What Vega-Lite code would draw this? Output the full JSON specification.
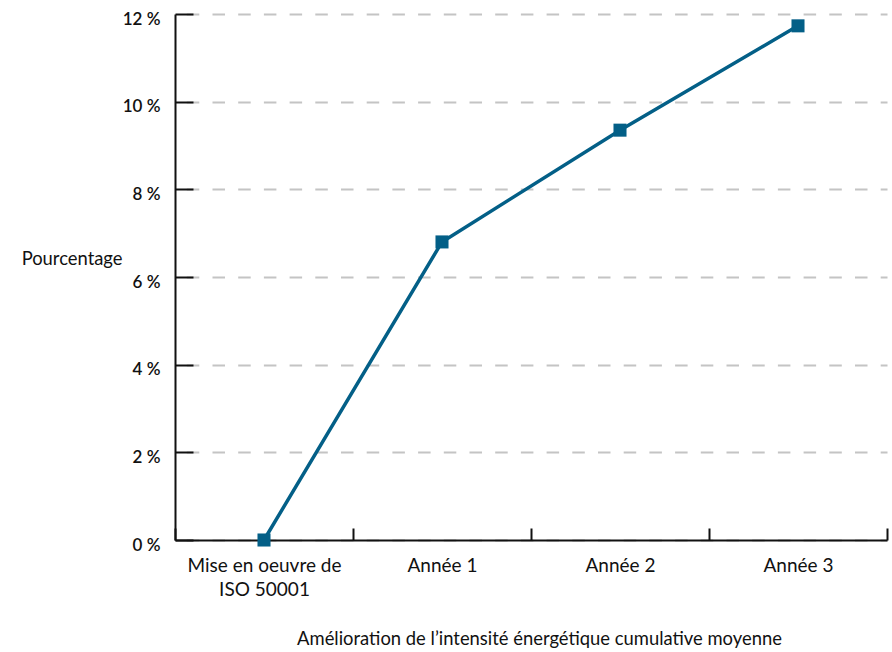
{
  "$schema": "https://vega.github.io/schema/vega-lite/v6.json",
  "autosize": {"type": "none"},
  "padding": {"left": 175, "top": 14, "right": 5, "bottom": 112},
  "width": 712,
  "height": 526,
  "background": "white",
  "config": {
    "view": {"stroke": null},
    "font": "Lato"
  },
  "data": {
    "values": [
      {"etape": "Mise en oeuvre de ISO 50001", "pct": 0},
      {"etape": "Année 1", "pct": 6.8},
      {"etape": "Année 2", "pct": 9.35},
      {"etape": "Année 3", "pct": 11.73}
    ]
  },
  "encoding": {
    "x": {
      "field": "etape",
      "type": "nominal",
      "sort": null,
      "scale": {"paddingInner": 0, "paddingOuter": 0},
      "axis": {
        "title": "Amélioration de l’intensité énergétique cumulative moyenne",
        "titleFont": "Lato",
        "titleFontSize": 18.4,
        "titleFontWeight": "normal",
        "titleColor": "#111111",
        "titleBaseline": "middle",
        "titleX": 364,
        "titleY": 98,
        "labelAngle": 0,
        "labelFont": "Lato",
        "labelFontSize": 19,
        "labelColor": "#111111",
        "labelPadding": 28,
        "labelLineHeight": 24,
        "labelExpr": "datum.value == 'Mise en oeuvre de ISO 50001' ? ['Mise en oeuvre de', 'ISO 50001'] : datum.value",
        "domainColor": "#111111",
        "domainWidth": 2,
        "tickColor": "#111111",
        "tickWidth": 2,
        "tickSize": -12,
        "tickBand": "extent",
        "grid": false
      }
    },
    "y": {
      "field": "pct",
      "type": "quantitative",
      "scale": {"domain": [0, 12], "nice": false},
      "axis": {
        "title": "Pourcentage",
        "titleFont": "Lato",
        "titleFontSize": 18.4,
        "titleFontWeight": "normal",
        "titleColor": "#111111",
        "titleAngle": 0,
        "titleAlign": "right",
        "titleBaseline": "middle",
        "titleX": -53,
        "titleY": 244,
        "values": [0, 2, 4, 6, 8, 10, 12],
        "labelExpr": "datum.value + ' %'",
        "labelFont": "Lato",
        "labelFontSize": 17,
        "labelFontWeight": 600,
        "labelColor": "#111111",
        "labelPadding": 33,
        "labelOffset": 5,
        "domainColor": "#111111",
        "domainWidth": 2,
        "tickColor": "#111111",
        "tickWidth": 2,
        "tickSize": -18,
        "grid": true,
        "gridColor": "#c4c4c4",
        "gridWidth": 2,
        "gridDash": [12.5, 13.2],
        "gridDashOffset": 14.4
      }
    }
  },
  "layer": [
    {
      "mark": {"type": "line", "color": "#035f87", "strokeWidth": 3.5}
    },
    {
      "mark": {"type": "point", "shape": "square", "filled": true, "opacity": 1, "color": "#035f87", "size": 170}
    }
  ]
}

= Exercise objective =
Copy the material shown above in full and exactly. Skip the pictures.

= Answer to the exercise =
What Vega-Lite code would draw this? Output the full JSON specification.
{
  "$schema": "https://vega.github.io/schema/vega-lite/v6.json",
  "autosize": {"type": "none"},
  "padding": {"left": 175, "top": 14, "right": 5, "bottom": 112},
  "width": 712,
  "height": 526,
  "background": "white",
  "config": {
    "view": {"stroke": null},
    "font": "Lato"
  },
  "data": {
    "values": [
      {"etape": "Mise en oeuvre de ISO 50001", "pct": 0},
      {"etape": "Année 1", "pct": 6.8},
      {"etape": "Année 2", "pct": 9.35},
      {"etape": "Année 3", "pct": 11.73}
    ]
  },
  "encoding": {
    "x": {
      "field": "etape",
      "type": "nominal",
      "sort": null,
      "scale": {"paddingInner": 0, "paddingOuter": 0},
      "axis": {
        "title": "Amélioration de l’intensité énergétique cumulative moyenne",
        "titleFont": "Lato",
        "titleFontSize": 18.4,
        "titleFontWeight": "normal",
        "titleColor": "#111111",
        "titleBaseline": "middle",
        "titleX": 364,
        "titleY": 98,
        "labelAngle": 0,
        "labelFont": "Lato",
        "labelFontSize": 19,
        "labelColor": "#111111",
        "labelPadding": 28,
        "labelLineHeight": 24,
        "labelExpr": "datum.value == 'Mise en oeuvre de ISO 50001' ? ['Mise en oeuvre de', 'ISO 50001'] : datum.value",
        "domainColor": "#111111",
        "domainWidth": 2,
        "tickColor": "#111111",
        "tickWidth": 2,
        "tickSize": -12,
        "tickBand": "extent",
        "grid": false
      }
    },
    "y": {
      "field": "pct",
      "type": "quantitative",
      "scale": {"domain": [0, 12], "nice": false},
      "axis": {
        "title": "Pourcentage",
        "titleFont": "Lato",
        "titleFontSize": 18.4,
        "titleFontWeight": "normal",
        "titleColor": "#111111",
        "titleAngle": 0,
        "titleAlign": "right",
        "titleBaseline": "middle",
        "titleX": -53,
        "titleY": 244,
        "values": [0, 2, 4, 6, 8, 10, 12],
        "labelExpr": "datum.value + ' %'",
        "labelFont": "Lato",
        "labelFontSize": 17,
        "labelFontWeight": 600,
        "labelColor": "#111111",
        "labelPadding": 33,
        "labelOffset": 5,
        "domainColor": "#111111",
        "domainWidth": 2,
        "tickColor": "#111111",
        "tickWidth": 2,
        "tickSize": -18,
        "grid": true,
        "gridColor": "#c4c4c4",
        "gridWidth": 2,
        "gridDash": [12.5, 13.2],
        "gridDashOffset": 14.4
      }
    }
  },
  "layer": [
    {
      "mark": {"type": "line", "color": "#035f87", "strokeWidth": 3.5}
    },
    {
      "mark": {"type": "point", "shape": "square", "filled": true, "opacity": 1, "color": "#035f87", "size": 170}
    }
  ]
}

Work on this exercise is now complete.